_INSTRUCTION_
Examine each line of the data. Copy those that contain the string "chart".

_RAW DATA_
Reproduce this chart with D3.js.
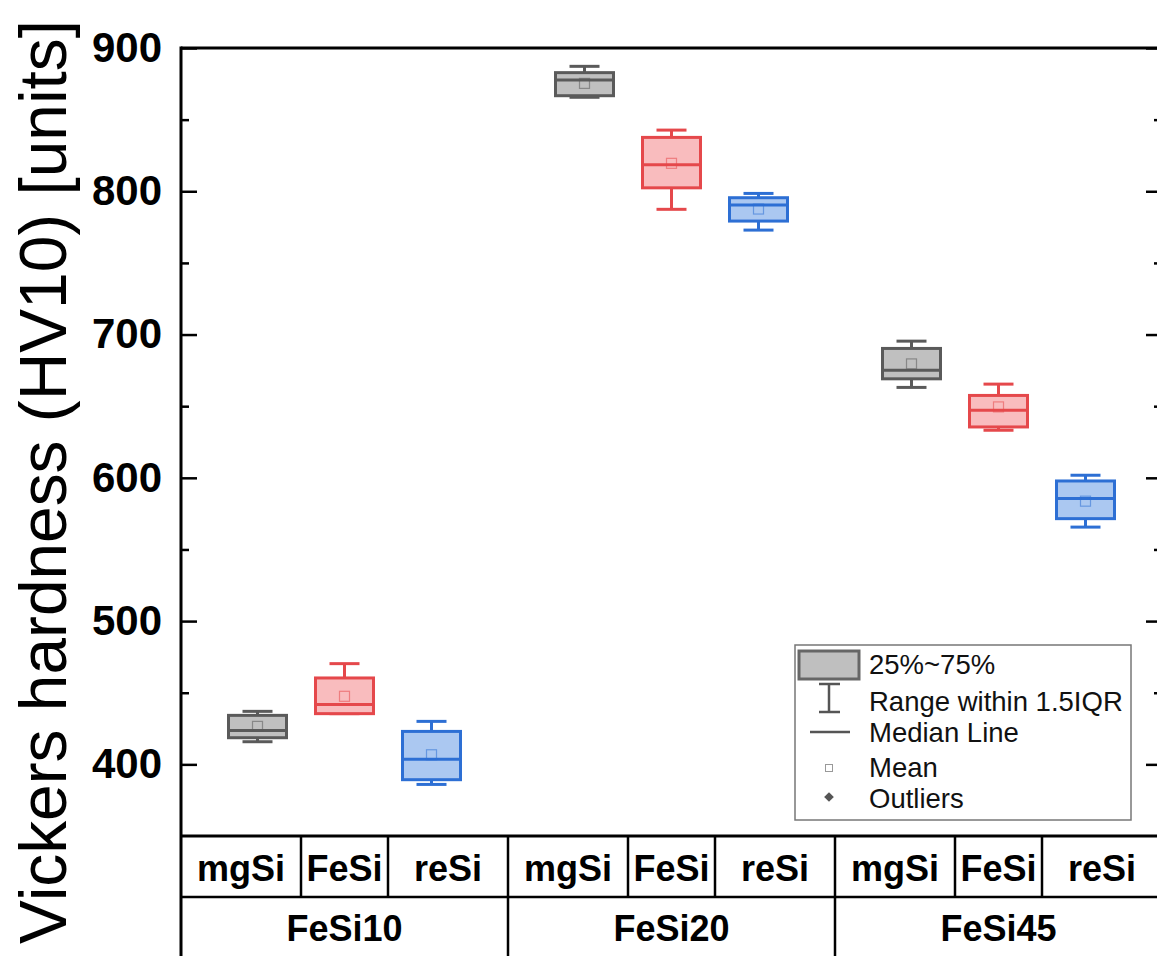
<!DOCTYPE html>
<html>
<head>
<meta charset="utf-8">
<script src="https://cdn.jsdelivr.net/npm/d3@7"></script>
<style>
  body { margin: 0; background: #fff; }
  svg { display: block; font-family: "Liberation Sans", Arial, sans-serif; }
</style>
</head>
<body>
<div id="chart"></div>
<script>
// groups and samples
const groups = ["FeSi10", "FeSi20", "FeSi45"];
const subs = ["mgSi", "FeSi", "reSi"];

// box stats, order: FeSi10 (mgSi, FeSi, reSi), FeSi20 (...), FeSi45 (...)
const whiskerLow  = [415.8, 435.4, 386.0, 865.6, 787.4, 772.9, 663.1, 633.2, 565.6];
const q1Values    = [418.6, 435.4, 389.3, 866.7, 802.4, 779.2, 669.1, 635.5, 571.5];
const medians     = [423.7, 441.7, 403.6, 877.7, 818.5, 790.4, 675.1, 647.2, 585.5];
const q3Values    = [434.2, 460.3, 423.0, 882.8, 837.6, 795.5, 690.3, 657.5, 597.8];
const whiskerHigh = [437.0, 470.3, 430.0, 887.2, 842.7, 798.5, 695.4, 665.4, 601.8];
const means       = [426.5, 447.5, 406.7, 875.3, 819.5, 787.6, 679.5, 649.5, 583.7];

const majorTicks = [400, 500, 600, 700, 800, 900];
const minorTicks = [450, 550, 650, 750, 850];

const legendLabels = ["25%~75%", "Range within 1.5IQR", "Median Line", "Mean", "Outliers"];

const strokeCol = { mgSi: "#5a5a5a", FeSi: "#e5484b", reSi: "#2d6fd4" };
const fillCol = { mgSi: "#c0c0c0", FeSi: "#f9bcbe", reSi: "#abc8f1" };

const W = 1157, H = 956;
const plotLeft = 181, plotRight = 1162, plotTop = 48, plotBottom = 836;

const svg = d3.select("#chart").append("svg")
    .attr("width", W).attr("height", H);

const y = d3.scaleLinear().domain([350, 900]).range([plotBottom, plotTop]);
const xg = d3.scaleBand().domain(groups).range([plotLeft, plotRight]);
const xs = d3.scalePoint().domain(subs).range([-87, 87]);

// build rows
const rows = [];
groups.forEach((g, gi) => {
    subs.forEach((s, si) => {
        const i = gi * 3 + si;
        rows.push({
            group: g, sub: s,
            lo: whiskerLow[i], q1: q1Values[i], med: medians[i],
            q3: q3Values[i], hi: whiskerHigh[i], mean: means[i]
        });
    });
});

// axes
const axisL = svg.append("g")
    .attr("transform", "translate(" + plotLeft + ",0)")
    .call(d3.axisLeft(y).tickValues(majorTicks).tickSizeInner(-16).tickSizeOuter(0).tickPadding(19));
axisL.selectAll("text")
    .attr("font-size", 42).attr("font-weight", "bold")
    .attr("font-family", "'Liberation Sans', Arial, sans-serif").attr("fill", "#000");
svg.append("g")
    .attr("transform", "translate(" + plotLeft + ",0)")
    .call(d3.axisLeft(y).tickValues(minorTicks).tickSize(-8).tickFormat(""));

svg.append("g")
    .attr("transform", "translate(" + plotRight + ",0)")
    .call(d3.axisRight(y).tickValues(majorTicks).tickSizeInner(-16).tickSizeOuter(0).tickFormat(""));
svg.append("g")
    .attr("transform", "translate(" + plotRight + ",0)")
    .call(d3.axisRight(y).tickValues(minorTicks).tickSize(-8).tickFormat(""));

svg.selectAll(".tick line").attr("stroke", "#000").attr("stroke-width", 2.5);
svg.selectAll(".domain").remove();

// frame lines
const frame = svg.append("g").attr("stroke", "#000").attr("stroke-width", 3);
frame.append("line").attr("x1", plotLeft).attr("x2", plotLeft).attr("y1", plotTop - 1.5).attr("y2", H);
frame.append("line").attr("x1", plotLeft).attr("x2", plotRight).attr("y1", plotTop).attr("y2", plotTop);
frame.append("line").attr("x1", plotLeft).attr("x2", plotRight).attr("y1", plotBottom).attr("y2", plotBottom);
frame.append("line").attr("x1", plotLeft).attr("x2", plotRight).attr("y1", 897).attr("y2", 897)
    .attr("stroke-width", 2.5);

// table dividers and labels
groups.forEach((g, gi) => {
    const x0 = xg(g), x1 = x0 + xg.bandwidth();
    if (gi > 0) {
        frame.append("line").attr("x1", x0).attr("x2", x0).attr("y1", plotBottom).attr("y2", H)
            .attr("stroke-width", 2.5);
    }
    const c = x0 + xg.bandwidth() / 2;
    const edges = [x0, c - xs.step() / 2, c + xs.step() / 2, x1];
    [edges[1], edges[2]].forEach(xx => {
        frame.append("line").attr("x1", xx).attr("x2", xx).attr("y1", plotBottom).attr("y2", 897)
            .attr("stroke-width", 2.5);
    });
    svg.append("text")
        .attr("x", c).attr("y", 941)
        .attr("text-anchor", "middle")
        .attr("font-size", 36).attr("font-weight", "bold")
        .text(g);
    subs.forEach((s, si) => {
        svg.append("text")
            .attr("x", (edges[si] + edges[si + 1]) / 2).attr("y", 881)
            .attr("text-anchor", "middle")
            .attr("font-size", 36).attr("font-weight", "bold")
            .text(s);
    });
});

// boxes
const boxW = 58, capW = 30;
const box = svg.append("g").selectAll("g").data(rows).enter().append("g")
    .attr("transform", d => "translate(" + (xg(d.group) + xg.bandwidth() / 2 + xs(d.sub)) + ",0)");

box.append("line")
    .attr("x1", 0).attr("x2", 0)
    .attr("y1", d => y(d.hi)).attr("y2", d => y(d.q3))
    .attr("stroke", d => strokeCol[d.sub]).attr("stroke-width", 3);
box.append("line")
    .attr("x1", 0).attr("x2", 0)
    .attr("y1", d => y(d.q1)).attr("y2", d => y(d.lo))
    .attr("stroke", d => strokeCol[d.sub]).attr("stroke-width", 3);
box.append("line")
    .attr("x1", -capW / 2).attr("x2", capW / 2)
    .attr("y1", d => y(d.hi)).attr("y2", d => y(d.hi))
    .attr("stroke", d => strokeCol[d.sub]).attr("stroke-width", 3);
box.append("line")
    .attr("x1", -capW / 2).attr("x2", capW / 2)
    .attr("y1", d => y(d.lo)).attr("y2", d => y(d.lo))
    .attr("stroke", d => strokeCol[d.sub]).attr("stroke-width", 3);
box.append("rect")
    .attr("x", -boxW / 2).attr("width", boxW)
    .attr("y", d => y(d.q3)).attr("height", d => y(d.q1) - y(d.q3))
    .attr("fill", d => fillCol[d.sub])
    .attr("stroke", d => strokeCol[d.sub]).attr("stroke-width", 3);
box.append("line")
    .attr("x1", -boxW / 2).attr("x2", boxW / 2)
    .attr("y1", d => y(d.med)).attr("y2", d => y(d.med))
    .attr("stroke", d => strokeCol[d.sub]).attr("stroke-width", 3);
box.append("rect")
    .attr("x", -5).attr("width", 10)
    .attr("y", d => y(d.mean) - 5).attr("height", 10)
    .attr("fill", "none")
    .attr("stroke", d => strokeCol[d.sub]).attr("stroke-opacity", 0.55).attr("stroke-width", 1.2);

// y title
svg.append("text")
    .attr("transform", "translate(66,482) rotate(-90)")
    .attr("text-anchor", "middle")
    .attr("font-size", 67)
    .attr("textLength", 924).attr("lengthAdjust", "spacingAndGlyphs")
    .text("Vickers hardness (HV10) [units]");

// legend
const lg = svg.append("g");
lg.append("rect").attr("x", 795).attr("y", 645).attr("width", 336).attr("height", 175)
    .attr("fill", "#fff").attr("stroke", "#777").attr("stroke-width", 1.5);
lg.append("rect").attr("x", 799).attr("y", 651).attr("width", 60).attr("height", 28)
    .attr("fill", "#bfbfbf").attr("stroke", "#666").attr("stroke-width", 3);
const ic = lg.append("g").attr("stroke", "#555").attr("stroke-width", 2.5);
ic.append("line").attr("x1", 829).attr("x2", 829).attr("y1", 684).attr("y2", 712);
ic.append("line").attr("x1", 819).attr("x2", 840).attr("y1", 684).attr("y2", 684);
ic.append("line").attr("x1", 819).attr("x2", 840).attr("y1", 712).attr("y2", 712);
ic.append("line").attr("x1", 810).attr("x2", 850).attr("y1", 732).attr("y2", 732);
lg.append("rect").attr("x", 825.5).attr("y", 764.5).attr("width", 7).attr("height", 7)
    .attr("fill", "none").attr("stroke", "#999").attr("stroke-width", 1);
lg.append("path").attr("d", d3.symbol(d3.symbolDiamond2, 60)())
    .attr("transform", "translate(829,797)").attr("fill", "#555");
const legendY = [674, 711, 742, 777, 808];
lg.selectAll("text.lab").data(legendLabels).enter().append("text")
    .attr("class", "lab")
    .attr("x", 869).attr("y", (d, i) => legendY[i])
    .attr("font-size", 27.5).attr("fill", "#111")
    .text(d => d);
</script>
</body>
</html>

_ANSWER IN FULL_
Reproduce this chart with D3.js.
<div id="chart"></div>
const svg = d3.select("#chart").append("svg")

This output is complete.